Update Date: May 14, 2013 08:04 PM EDT

Women's immune systems stay younger for longer, a new study reveals.

Scientists say that woman's more youthful immune systems may partly explain why women generally live longer than men.

The latest study published in the journal Immunity and Ageing analyzed the blood of 356 healthy volunteers between the aged 20 to 90 years old.

Researchers found that the total number of white blood cells per person decreased with age in both sexes.  However, while the number of neutrophils decreased for both men and women, the number of lymphocytes decreased in men and increased in women. 

Researchers explain that younger men generally have higher levels of lymphocytes than similarly aged women, but as time goes by the number of lymphocytes in both sexes become more similar.

Further analysis shows that the drop in T cells and B cells was slower for women, and while both CD4+ T cells and NK cells increased with age in both sexes, the rate of increase was higher in women than men. The study also found that an age-related decline in IL-6 and IL-10 was worse in men, and that there was an age-dependent decrease in red blood cells for men but not women.

Researchers explain that the difference in the decline of immune systems between aging men and women is one of many processes that change as people age.

"The process of aging is different for men and women for many reasons.

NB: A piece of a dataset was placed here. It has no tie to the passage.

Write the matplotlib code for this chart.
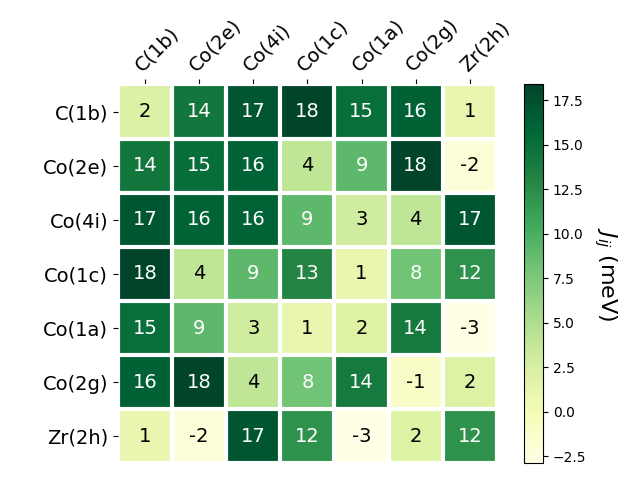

Women have more oestrogen than men, which seems to protect them from cardiovascular disease until menopause," researcher Prof Katsuiku Hirokawa from the Tokyo Medical & Dental University Open Laboratory said in a statement.

"Sex hormones also affect the immune system, especially certain types of lymphocytes. Because people age at different rates a person's immunological parameters could be used to provide an indication of their true biological age," he added.

"Our findings indicate that the slower rate of decline in these immunological parameters in women than that in men is consistent with the fact that women live longer than do men," researchers wrote in the study.